Newsweek magazine, April 2012
I came across an interesting magazine article while in the States last week, written by the British-born blogger Andrew Sullivan. It made Newsweek’s front cover. Its headline urged me to "Forget the Church, Follow Jesus".

Sullivan is a Catholic. But he’s my kind of Catholic - the kind who rejects “supernatural claims that, fused with politics and power, gave successive generations wars, inquisitions, pogroms”. Sullivan prefers to keep things simple; to focus on “what Jesus actually asked us to do and to be”.

“Jesus’ doctrines,” he writes, “were the practical commandments, the truly radical ideas that immediately leap out in the simple stories he told and which he exemplified in everything he did. Not simply love one another, but love your enemy and forgive those who harm you; give up all material wealth; love the ineffable Being behind all things, and know that this Being is actually your truest Father, in whose image you were made. Above all: give up power over others, because power, if it is to be effective, ultimately requires the threat of violence, and violence is incompatible with the total acceptance and love of all other human beings that is at the sacred heart of Jesus’ teaching.”
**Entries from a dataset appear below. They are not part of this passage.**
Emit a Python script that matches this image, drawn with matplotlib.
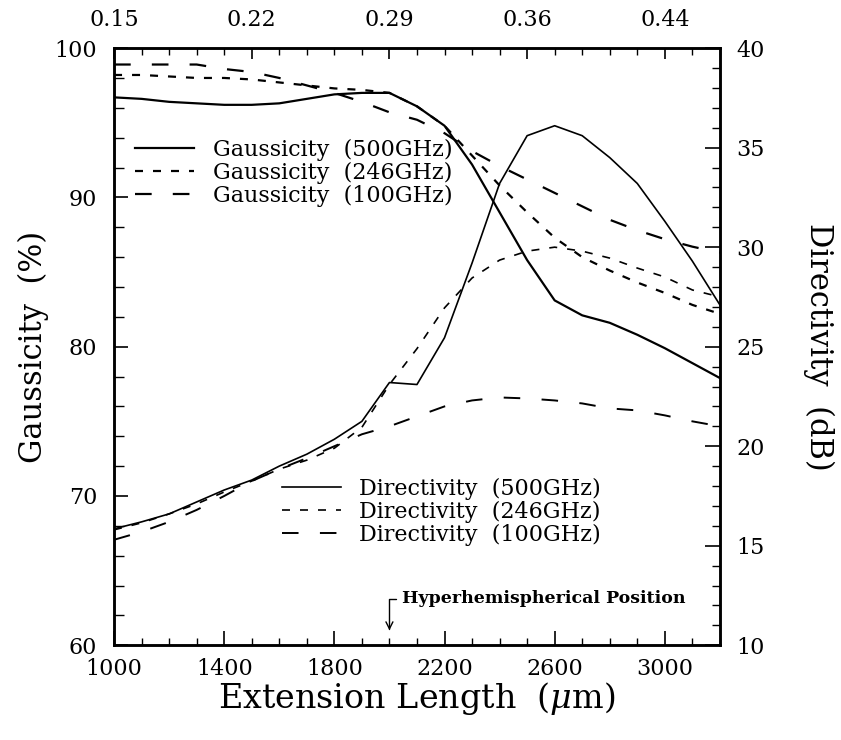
import matplotlib
matplotlib.use('Agg')
import matplotlib.pyplot as plt
from matplotlib.ticker import MultipleLocator

plt.rcParams['font.family'] = 'DejaVu Serif'
plt.rcParams['mathtext.fontset'] = 'dejavuserif'

# extension length (um)
ext_len = [1000, 1100, 1200, 1300, 1400, 1500, 1600, 1700, 1800, 1900, 2000, 2100,
           2200, 2300, 2400, 2500, 2600, 2700, 2800, 2900, 3000, 3100, 3200]

# gaussicity (%)
gauss_500 = [96.7, 96.6, 96.4, 96.3, 96.2, 96.2, 96.3, 96.6, 96.9, 97.0, 97.0, 96.1,
             94.8, 92.2, 89.0, 85.8, 83.1, 82.1, 81.6, 80.8, 79.9, 78.9, 77.9]
gauss_246 = [98.2, 98.2, 98.1, 98.0, 98.0, 97.9, 97.7, 97.5, 97.3, 97.2, 97.0, 96.1,
             94.8, 92.8, 90.8, 89.0, 87.3, 86.0, 85.1, 84.3, 83.6, 82.8, 82.2]
gauss_100 = [98.9, 98.9, 98.9, 98.9, 98.6, 98.4, 98.0, 97.5, 97.0, 96.4, 95.7, 95.2,
             94.3, 93.1, 92.1, 91.2, 90.3, 89.4, 88.5, 87.8, 87.2, 86.7, 86.3]

# directivity (dB)
dir_500 = [15.85, 16.2, 16.6, 17.2, 17.8, 18.3, 19.0, 19.6, 20.35, 21.25, 23.2, 23.1,
           25.45, 29.2, 33.2, 35.6, 36.1, 35.6, 34.5, 33.2, 31.3, 29.3, 27.1]
dir_246 = [15.8, 16.15, 16.6, 17.1, 17.7, 18.25, 18.85, 19.3, 19.9, 20.95, 23.1, 24.9,
           26.95, 28.45, 29.35, 29.8, 30.0, 29.8, 29.45, 28.95, 28.5, 27.85, 27.5]
dir_100 = [15.3, 15.7, 16.2, 16.8, 17.5, 18.25, 18.85, 19.4, 20.0, 20.6, 21.0, 21.5,
           22.0, 22.3, 22.45, 22.4, 22.3, 22.15, 21.9, 21.8, 21.55, 21.25, 21.0]

top_ticks = [1000, 1500, 2000, 2500, 3000]
top_labels = ['0.15', '0.22', '0.29', '0.36', '0.44']

fig, ax = plt.subplots(figsize=(8.41, 7.40), dpi=100)
fig.subplots_adjust(left=0.1356, right=0.856, bottom=0.128, top=0.935)
ax2 = ax.twinx()

short = (0, (3.6, 4.5))
long_ = (0, (7.5, 9.5))
g1, = ax.plot(ext_len, gauss_500, color='k', lw=1.6, ls='-', label='Gaussicity  (500GHz)')
g2, = ax.plot(ext_len, gauss_246, color='k', lw=1.6, ls=short, label='Gaussicity  (246GHz)')
g3, = ax.plot(ext_len, gauss_100, color='k', lw=1.6, ls=long_, label='Gaussicity  (100GHz)')

d1, = ax2.plot(ext_len, dir_500, color='k', lw=1.2, ls='-', label='Directivity  (500GHz)')
d2, = ax2.plot(ext_len, dir_246, color='k', lw=1.2, ls=(0, (4.8, 6)), label='Directivity  (246GHz)')
d3, = ax2.plot(ext_len, dir_100, color='k', lw=1.4, ls=(0, (8.5, 11)), label='Directivity  (100GHz)')

ax.set_xlim(1000, 3200)
ax.set_ylim(60, 100)
ax2.set_ylim(10, 40)

ax.set_xticks([1000, 1400, 1800, 2200, 2600, 3000])
ax.xaxis.set_minor_locator(MultipleLocator(100))
ax.set_yticks([60, 70, 80, 90, 100])
ax.yaxis.set_minor_locator(MultipleLocator(2))
ax2.set_yticks([10, 15, 20, 25, 30, 35, 40])
ax2.yaxis.set_minor_locator(MultipleLocator(1))

ax.tick_params(axis='x', which='both', direction='in', top=False, labelsize=16, pad=9)
ax.tick_params(axis='x', which='major', length=10, width=1.2)
ax.tick_params(axis='x', which='minor', length=5, width=1)
ax.tick_params(axis='y', which='both', direction='in', right=False, labelsize=16, pad=12)
ax.tick_params(axis='y', which='major', length=10, width=1.2)
ax.tick_params(axis='y', which='minor', length=7, width=1)
ax2.tick_params(axis='y', which='both', direction='in', labelsize=16, pad=12)
ax2.tick_params(axis='y', which='major', length=11, width=1.2)
ax2.tick_params(axis='y', which='minor', length=6, width=1)

sec = ax.secondary_xaxis('top')
sec.set_xticks(top_ticks, labels=top_labels)
sec.xaxis.set_minor_locator(MultipleLocator(100))
sec.tick_params(which='both', direction='in', labelsize=16, pad=12)
sec.tick_params(which='major', length=8, width=1.2)
sec.tick_params(which='minor', length=5, width=1)

for a in (ax, ax2):
    for s in a.spines.values():
        s.set_linewidth(1.8)

ax.set_xlabel(r'Extension Length  ($\mu$m)', fontsize=24, labelpad=0)
ax.set_ylabel('Gaussicity  (%)', fontsize=22, labelpad=4)
ax2.set_ylabel('Directivity  (dB)', fontsize=22, rotation=270, labelpad=50)

ax.legend(handles=[g1, g2, g3], loc='upper left', bbox_to_anchor=(0.035, 0.848),
          frameon=False, fontsize=16, handlelength=2.65, handletextpad=0.84,
          labelspacing=0.04, borderpad=0, borderaxespad=0)
ax2.legend(handles=[d1, d2, d3], loc='upper left', bbox_to_anchor=(0.277, 0.28),
           frameon=False, fontsize=16, handlelength=2.65, handletextpad=0.84,
           labelspacing=0.04, borderpad=0, borderaxespad=0)

ax.annotate('Hyperhemispherical Position', xy=(2000, 61.0), xytext=(2045, 63.1),
            fontsize=12.5, fontweight='bold', va='center', ha='left',
            arrowprops=dict(arrowstyle='->', connectionstyle='angle,angleA=0,angleB=90,rad=0',
                            relpos=(0, 0.5), shrinkA=2, shrinkB=0, lw=1, color='k'))

fig.savefig('out.png', dpi=100)
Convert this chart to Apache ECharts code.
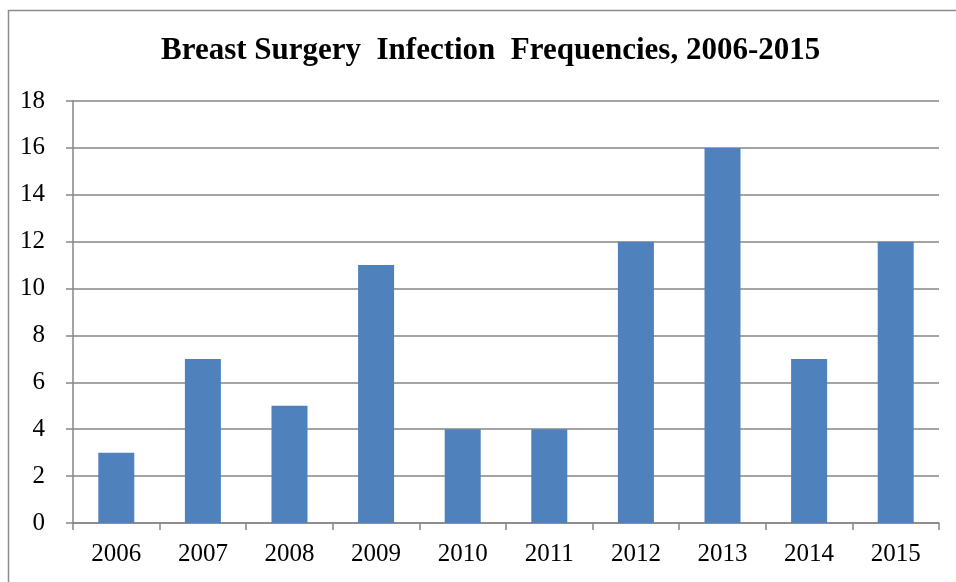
<!DOCTYPE html>
<html><head><meta charset="utf-8">
<script src="https://cdn.jsdelivr.net/npm/echarts@6/dist/echarts.min.js"></script>
<style>html,body{margin:0;padding:0;background:#fff}#c{width:956px;height:582px}</style>
</head><body><div id="c"></div>
<script>
const years = ['2006','2007','2008','2009','2010','2011','2012','2013','2014','2015'];
const infections = [3, 7, 5, 11, 4, 4, 12, 16, 7, 12];
const titleText = 'Breast Surgery  Infection  Frequencies, 2006-2015';

const chart = echarts.init(document.getElementById('c'));
const font = '"Liberation Serif", "Times New Roman", serif';
chart.setOption({
  backgroundColor: '#fff',
  animation: false,
  graphic: [{
    type: 'rect', shape: {x: 8.5, y: 10.5, width: 1200, height: 1200},
    style: {fill: 'none', stroke: '#8c8c8c', lineWidth: 1.5}, silent: true, z: -1
  }],
  title: {
    text: titleText, left: 156, top: 30,
    textStyle: {fontFamily: font, fontWeight: 'bold', fontSize: 31, color: '#000'}
  },
  grid: {left: 73, right: 17, top: 101, bottom: 59, containLabel: false},
  xAxis: {
    type: 'category', data: years,
    axisLine: {lineStyle: {color: '#868686', width: 1.5}},
    axisTick: {show: true, length: 7, alignWithLabel: false, lineStyle: {color: '#868686', width: 1.5}},
    axisLabel: {fontFamily: font, fontSize: 25, color: '#000', margin: 19}
  },
  yAxis: {
    type: 'value', min: 0, max: 18, interval: 2,
    axisLine: {show: true, lineStyle: {color: '#868686', width: 1.5}},
    axisTick: {show: true, length: 7, lineStyle: {color: '#868686', width: 1.5}},
    splitLine: {lineStyle: {color: '#868686', width: 1.5}},
    axisLabel: {fontFamily: font, fontSize: 25, color: '#000', margin: 28}
  },
  series: [{
    type: 'bar', data: infections, barWidth: 36,
    itemStyle: {color: '#4F81BD'}
  }]
});
</script></body></html>
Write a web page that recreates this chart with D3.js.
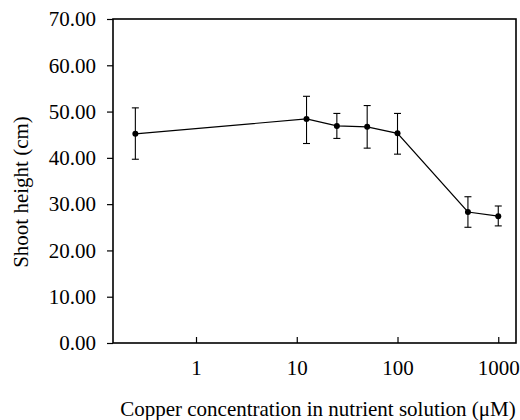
<!DOCTYPE html>
<html>
<head>
<meta charset="utf-8">
<script src="https://cdn.jsdelivr.net/npm/d3@7"></script>
<style>
  html, body { margin: 0; padding: 0; background: #fff; }
  svg { display: block; }
  text { font-family: "Liberation Serif", "Times New Roman", serif; fill: #000; }
</style>
</head>
<body>
<svg id="chart" width="520" height="420"></svg>
<script>
// Data
const concentrations = [0.25, 12.5, 25, 50, 100, 500, 1000];
const shootHeight    = [45.2, 48.4, 46.9, 46.7, 45.3, 28.3, 27.4];
const errUpper       = [50.8, 53.3, 49.6, 51.3, 49.6, 31.6, 29.6];
const errLower       = [39.7, 43.1, 44.2, 42.1, 40.8, 25.0, 25.3];
const xTickValues    = [1, 10, 100, 1000];
const yTickValues    = [0, 10, 20, 30, 40, 50, 60, 70];

const svg = d3.select("#chart");
const margin = { left: 113, right: 4, top: 19, bottom: 77 };
const W = 520, H = 420;

const x = d3.scaleLog().domain([0.15, 1500]).range([margin.left, W - margin.right]);
const y = d3.scaleLinear().domain([0, 70]).range([H - margin.bottom, margin.top]);

const fontSize = 21;

// Y axis
const yAxis = svg.append("g")
  .attr("transform", `translate(${margin.left},0)`)
  .call(d3.axisLeft(y).tickValues(yTickValues).tickFormat(d3.format(".2f")).tickSize(6).tickPadding(11));
yAxis.select(".domain").remove();
yAxis.selectAll("line").attr("stroke", "#000").attr("stroke-width", 1.2);
yAxis.selectAll("text").attr("font-size", fontSize).attr("font-family", "Liberation Serif");

// X axis (ticks inward)
const xAxis = svg.append("g")
  .attr("transform", `translate(0,${H - margin.bottom})`)
  .call(d3.axisBottom(x).tickValues(xTickValues).tickFormat(d3.format("d")).tickSizeInner(-6).tickSizeOuter(0).tickPadding(17));
xAxis.select(".domain").remove();
xAxis.selectAll("line").attr("stroke", "#000").attr("stroke-width", 1.2);
xAxis.selectAll("text").attr("font-size", fontSize).attr("font-family", "Liberation Serif");

// Plot frame
svg.append("rect")
  .attr("x", margin.left).attr("y", margin.top)
  .attr("width", W - margin.right - margin.left)
  .attr("height", H - margin.bottom - margin.top)
  .attr("fill", "none").attr("stroke", "#000").attr("stroke-width", 1.6);

// Error bars
const idx = d3.range(concentrations.length);
const eb = svg.append("g").attr("stroke", "#000").attr("stroke-width", 1.1);
eb.selectAll("line.v").data(idx).join("line").attr("class", "v")
  .attr("x1", i => x(concentrations[i])).attr("x2", i => x(concentrations[i]))
  .attr("y1", i => y(errUpper[i])).attr("y2", i => y(errLower[i]));
eb.selectAll("line.t").data(idx).join("line").attr("class", "t")
  .attr("x1", i => x(concentrations[i]) - 3.5).attr("x2", i => x(concentrations[i]) + 3.5)
  .attr("y1", i => y(errUpper[i])).attr("y2", i => y(errUpper[i]));
eb.selectAll("line.b").data(idx).join("line").attr("class", "b")
  .attr("x1", i => x(concentrations[i]) - 3.5).attr("x2", i => x(concentrations[i]) + 3.5)
  .attr("y1", i => y(errLower[i])).attr("y2", i => y(errLower[i]));

// Line
const line = d3.line().x(i => x(concentrations[i])).y(i => y(shootHeight[i]));
svg.append("path").datum(idx).attr("d", line)
  .attr("fill", "none").attr("stroke", "#000").attr("stroke-width", 1.2);

// Points
svg.append("g").selectAll("circle").data(idx).join("circle")
  .attr("cx", i => x(concentrations[i])).attr("cy", i => y(shootHeight[i]))
  .attr("r", 3).attr("fill", "#000");

// Axis titles
svg.append("text")
  .attr("x", 318).attr("y", 416)
  .attr("text-anchor", "middle").attr("font-size", fontSize)
  .text("Copper concentration in nutrient solution (\u03BCM)");

svg.append("text")
  .attr("transform", "translate(28,192) rotate(-90)")
  .attr("text-anchor", "middle").attr("font-size", fontSize)
  .text("Shoot height (cm)");
</script>
</body>
</html>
Like Sullivan, I’m also a Catholic. Not a lapsed one either; these days I bring my kids to church most Sundays. But I don’t follow all the rules, I don’t buy all the complicated theology, and I’m frequently embarrassed by the crusty and sometimes criminal antics of the church’s hierarchy.

I go to church because I believe we all have a thirst for God that is as natural as our desire for sex. We can deny it, just as those starchy Victorians denied their sexual urges. But it’s there: we are spiritual creatures. And it seems to me that the religion of my mother, my grandparents and my great-grandparents is as good a place as any in this flawed world to try to satisfy it.

So thank you Andrew Sullivan. Christian leaders of all stripes can continue to judge and denounce and obsess about others’ sex lives. Your little article spoke to me more clearly than all of them. Forget the church, follow Jesus. That’s it. Now, nobody tell that old chap in Rome but I feel like a man who has emerged from a confessional. 

You can read more from Andrew Sullivan at the Daily Beast

1 comment:

  1. Couldn't really agree more. The message has been lost, or at least heavily distorted, by the clergy. The basic message is simple and we're all responsible for creating the world we want to live in.